Political party

An organized group that has as its fundamental aim the attainment of political power and public office for its designated leaders. Usually, a political party will advertise a common commitment by its leaders and its membership to a set of political, social, economic and/or cultural values (an “ideology”) that distinguish it from other political parties and which supposedly provide the basis for the policies the party proposes to implement or maintain through its members who obtain public office. A political party differs from a pressure group in that a pressure group is primarily interested in influencing whatever government officials actually happen to be in office rather than in attaining office for its own leaders, and accordingly interest groups do not normally put forward candidates for public office under their own name (although they may sometimes endorse particular candidates put forward by party organizations). In a democracy, political parties primarily function as agencies for recruiting suitable candidates to run for elective office and for organizing and conducting election campaigns. They may also become important in selecting candidates for appointive political office when winning the election has provided the party's leaders with power to appoint new officials to the cabinet and other top policy-making positions in the government bureaucracy.

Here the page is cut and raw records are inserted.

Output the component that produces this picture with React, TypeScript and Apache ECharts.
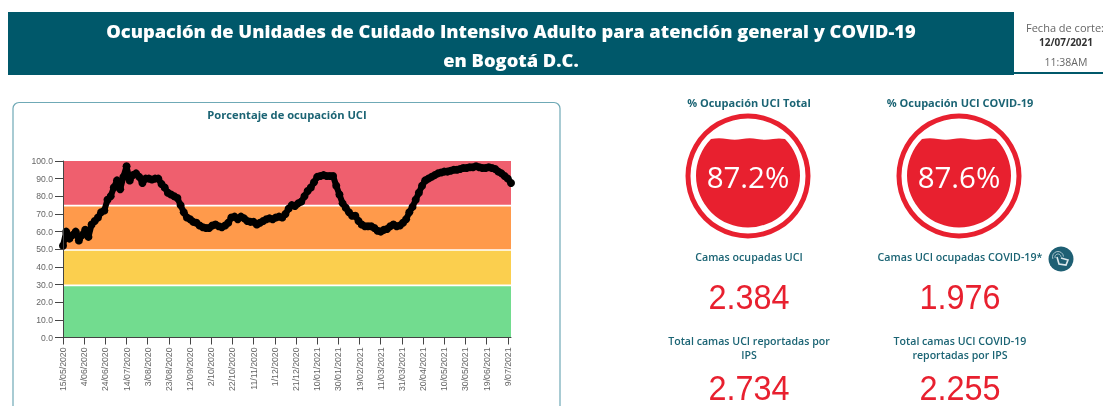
import React, { useEffect, useRef } from "react";
import * as echarts from "echarts";

// one reading every 3 days from 15/05/2020
const occupancy = [
  52, 60, 56, 58, 60, 55, 58, 61, 57, 64, 66, 68, 71, 72, 78, 80, 85, 89, 84, 91, 97,
  89, 92, 93, 91, 87.5, 90, 90, 89.5, 90, 90, 87, 85, 82, 81, 80, 79, 75, 71, 68, 67,
  65.5, 65, 63.5, 62.5, 62, 62, 63.5, 64, 63, 62.5, 63.5, 65, 68, 68.5, 67, 68.5, 67.5,
  66, 65.5, 65.5, 64, 65, 66, 67, 67.5, 67, 68, 68.5, 68, 70, 73, 75, 74.5, 76, 77,
  80, 83, 85, 88, 91, 91.5, 92, 91.5, 91.5, 91.5, 86, 81, 76, 73.5, 71, 69, 69, 66, 64,
  63, 63, 63, 62, 60.5, 60, 61, 61.5, 63, 64, 63, 63.5, 65, 67, 71, 74, 78, 82, 86, 89,
  90, 91, 92, 93, 93.5, 94, 94, 94.5, 95, 95, 95.5, 96, 96, 96.5, 96.5, 97, 96.5, 96,
  96, 96.5, 96, 95.5, 94, 93, 91.5, 90, 87.5,
];
const stepDays = 3;
const tickDays = [0, 20, 40, 60, 80, 100, 120, 140, 160, 180, 200, 220, 240, 260, 280, 300, 320, 340, 360, 380, 400, 420];
const tickLabels = [
  "15/05/2020", "4/06/2020", "24/06/2020", "14/07/2020", "3/08/2020", "23/08/2020", "12/09/2020", "2/10/2020",
  "22/10/2020", "11/11/2020", "1/12/2020", "21/12/2020", "10/01/2021", "30/01/2021", "19/02/2021", "11/03/2021",
  "31/03/2021", "20/04/2021", "10/05/2021", "30/05/2021", "19/06/2021", "9/07/2021",
];
const bands = [
  { from: 0, to: 29.1, color: "#72DC8F" },
  { from: 30, to: 49.2, color: "#FBCF4E" },
  { from: 50, to: 74.2, color: "#FF9A4B" },
  { from: 75.2, to: 100, color: "#EF5F6E" },
];
const gauges = [
  { label: "% Ocupación UCI Total", value: "87.2%" },
  { label: "% Ocupación UCI COVID-19", value: "87.6%" },
];
const occupiedLabels = ["Camas ocupadas UCI", "Camas UCI ocupadas COVID-19*"];
const occupiedValues = ["2.384", "1.976"];
const totalLabels = [
  "Total camas UCI reportadas por\nIPS",
  "Total camas UCI COVID-19\nreportadas por IPS",
];
const totalValues = ["2.734", "2.255"];

const TEAL = "#00586A";
const LABEL = "#1B6474";
const RED = "#E8202F";
const UI = '"Open Sans", "Noto Sans", sans-serif';
const NUM = '"Liberation Sans", sans-serif';

echarts.graphic.registerShape(
  "waterFill",
  echarts.graphic.extendPath(
    "M-37 -37 Q-29 -38.5 -21 -37 Q-13 -35.5 -6 -37 Q2 -38.5 9 -37 Q17 -35.5 25 -37 Q31 -38 37 -37 A52 52 0 1 1 -37 -37 Z",
    {}
  )
);

const text = (x: number, y: number, t: string, font: string, fill: string, extra: any = {}, el: any = {}) => ({
  type: "text",
  x,
  y,
  z: 20,
  silent: true,
  ...el,
  style: { text: t, font, fill, align: "center", verticalAlign: "middle", ...extra },
});

export default function App() {
  const ref = useRef<HTMLDivElement>(null);
  useEffect(() => {
    document.body.style.margin = "0";
    document.body.style.background = "#fff";
    const chart = echarts.init(ref.current!, undefined, { renderer: "svg" });
    const centers = [748, 959];
    const graphic: any[] = [
      { type: "rect", shape: { x: 8, y: 12, width: 1006, height: 63 }, style: { fill: TEAL } },
      { type: "rect", shape: { x: 1014, y: 72, width: 89, height: 2 }, style: { fill: TEAL } },
      text(511, 30, "Ocupación de Unidades de Cuidado Intensivo Adulto para atención general y COVID-19", `800 18.3px ${UI}`, "#fff"),
      text(511, 59, "en Bogotá D.C.", `800 18.3px ${UI}`, "#fff"),
      text(1065, 27, "Fecha de corte:", `400 11px ${UI}`, "#666"),
      text(1066, 42, "12/07/2021", `700 10px ${UI}`, "#333"),
      text(1066, 62, "11:38AM", `400 10.5px ${UI}`, "#666"),
      {
        type: "rect",
        shape: { x: 13, y: 102.5, width: 547, height: 320, r: 6 },
        style: { fill: "#fff", stroke: "#6FA9B6", lineWidth: 1.2 },
        z: -1,
      },
      text(287, 114, "Porcentaje de ocupación UCI", `700 11.2px ${UI}`, LABEL),
    ];
    centers.forEach((cx, i) => {
      graphic.push(
        text(cx + 1, 102, gauges[i].label, `700 11px ${UI}`, LABEL),
        { type: "ring", shape: { cx, cy: 176, r: 62.5, r0: 57.5 }, style: { fill: RED } },
        { type: "waterFill", x: cx, y: 176, style: { fill: RED } },
        text(cx, 176, gauges[i].value, `400 29.5px ${UI}`, "#fff"),
        text(cx + 1, 257, occupiedLabels[i], `600 10.7px ${UI}`, LABEL),
        text(cx + 1, 296, occupiedValues[i], `400 36px ${NUM}`, RED, {}, { scaleX: 0.9 }),
        text(cx + 1, 348, totalLabels[i], `600 10.6px ${UI}`, LABEL, { lineHeight: 14 }),
        text(cx + 1, 387, totalValues[i], `400 36px ${NUM}`, RED, {}, { scaleX: 0.9 })
      );
    });
    graphic.push(
      { type: "circle", shape: { cx: 1061, cy: 259, r: 12.5 }, style: { fill: "#1E5F73" } },
      { type: "arc", shape: { cx: 1058, cy: 257, r: 5.5, startAngle: 2.8, endAngle: 6.2 }, style: { stroke: "#A9C4CD", lineWidth: 1, fill: "none" } },
      { type: "arc", shape: { cx: 1058, cy: 257, r: 3, startAngle: 2.8, endAngle: 6.2 }, style: { stroke: "#A9C4CD", lineWidth: 1, fill: "none" } },
      { type: "polyline", shape: { points: [[1057, 257], [1059, 264], [1066, 265], [1068, 260], [1061, 258]] } as any, style: { stroke: "#DCE8EC", lineWidth: 1.6, fill: "none" } }
    );

    chart.setOption({
      animation: false,
      graphic: { elements: graphic },
      grid: { left: 63, top: 161, width: 448, height: 176.5, containLabel: false },
      xAxis: {
        type: "value",
        min: 0,
        max: 423,
        z: 10,
        splitLine: { show: false },
        axisLine: { lineStyle: { color: "#444", width: 1 } },
        axisTick: { show: true, length: 7, customValues: tickDays, lineStyle: { color: "#444" } },
        axisLabel: {
          customValues: tickDays,
          rotate: 90,
          fontSize: 8.7,
          margin: 10,
          color: "#666",
          fontFamily: '"Liberation Sans", sans-serif',
          formatter: (v: number) => tickLabels[tickDays.indexOf(v)] ?? "",
        },
      },
      yAxis: {
        type: "value",
        min: 0,
        max: 100,
        interval: 10,
        z: 10,
        splitLine: { show: false },
        axisLine: { show: true, lineStyle: { color: "#444", width: 1 } },
        axisTick: { show: true, length: 8, lineStyle: { color: "#444" } },
        axisLabel: {
          fontSize: 8.6,
          margin: 10,
          color: "#666",
          fontFamily: '"Liberation Sans", sans-serif',
          formatter: (v: number) => v.toFixed(1),
        },
      },
      series: [
        {
          type: "line",
          z: 1,
          data: [],
          silent: true,
          markArea: {
            silent: true,
            data: bands.map((b) => [
              { yAxis: b.from, itemStyle: { color: b.color, opacity: 1 } },
              { yAxis: b.to },
            ]),
          },
        },
        {
          type: "line",
          z: 5,
          data: occupancy.map((v, i) => [i * stepDays, v]),
          symbol: "circle",
          symbolSize: 8,
          showAllSymbol: true,
          clip: true,
          lineStyle: { color: "#000", width: 6 },
          itemStyle: { color: "#000" },
        },
      ],
    });
    return () => chart.dispose();
  }, []);
  return <div ref={ref} style={{ width: 1103, height: 406, overflow: "hidden", filter: "blur(0.4px)" }} />;
}
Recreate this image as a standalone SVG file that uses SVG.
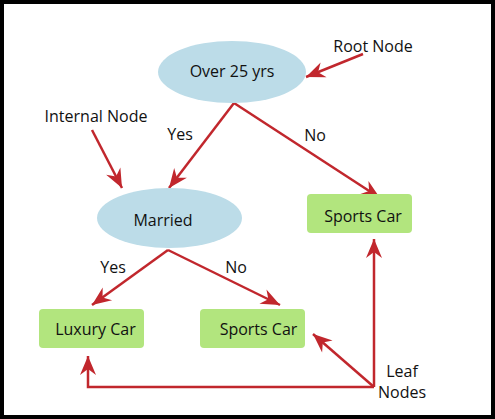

Political parties may also have another function as vehicles for coordinating the day to day activities and policy decisions of their elected and appointed office-holders so as to fulfill the party's policy platform, as for example, through an organized party caucus and a full-time party leadership machinery in the parliament or other legislative assembly. However, unless the national party organization is in a good position to reward its members for “voting the party line” after they have been elected to office or to punish them for failing to support the party platform, the party organization's preferences may often not be the most important influence on the policy decisions made by its supposed representatives. In the United States, neither the Democrat nor the Republican national convention (nor their standing national committees) have the power to deny renomination to their parties' uncooperative representatives in Congress so long as they can win renomination in local party primaries or party conventions back home in their states or districts. The national party organizations' financial contributions to the campaign expenses of Congressional candidates (and usually those of state and local party organizations as well) tend to account for only a rather small proportion of what candidates need to be re-elected, so the party leaderships' financial leverage over their parties' office holders tends to be quite limited as well. The dominant role of “seniority” in guaranteeing individual committee assignments and personal influence in the House and the Senate, as well as the fact that the House and Senate party leaderships are elected by their own House and Senate party caucuses rather than appointed by the national party organization, considerably insulate “non-conformist” representatives from retaliation by their national party organizations.